On less significant offenses, I recognise the extremely high reoffending rate—60%—that Members referred to. As the Minister responsible for sentencing, I will look very carefully at expanding trials in which treatment, in particular for drug addiction, alcohol addiction and mental ill health, is put at the heart of sentencing and rehabilitation. There is much more we can do to learn from those trials and from countries around the world where more effective treatment is the key to reducing reoffending rates. That is my personal commitment to the House this afternoon.
It has been a great pleasure to participate in the debate. I look forward to hearing the Select Committee Chairman conclude it.
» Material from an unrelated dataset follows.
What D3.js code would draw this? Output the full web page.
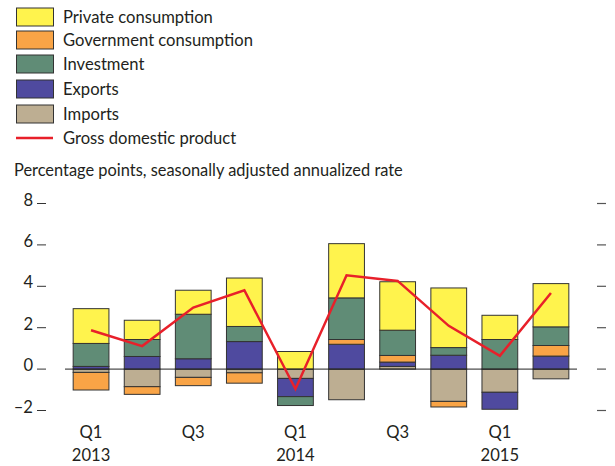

This has been a valuable debate. I thank all Members who participated in it. Some powerful messages have been sent. I recognise the Minister’s good intentions and good will on this topic, and I know he will take those messages away. I hope they are taken away beyond the House too, because we need a better public debate about the importance of our justice system and how it is integral to the way we see ourselves as a society. I hope that, in the future, that makes the climate and the task easier for those who want to see funding used in the right way—effectively and efficiently—and given the right priorities. I welcome the Minister to his role on his debut at the Dispatch Box. We have probably given him a fair bit to think about, and I am sure he knows that it comes with the health warning that we are likely to return to these topics before too long.
Question put and agreed to.
That this House
has considered the spending of the Ministry of Justice.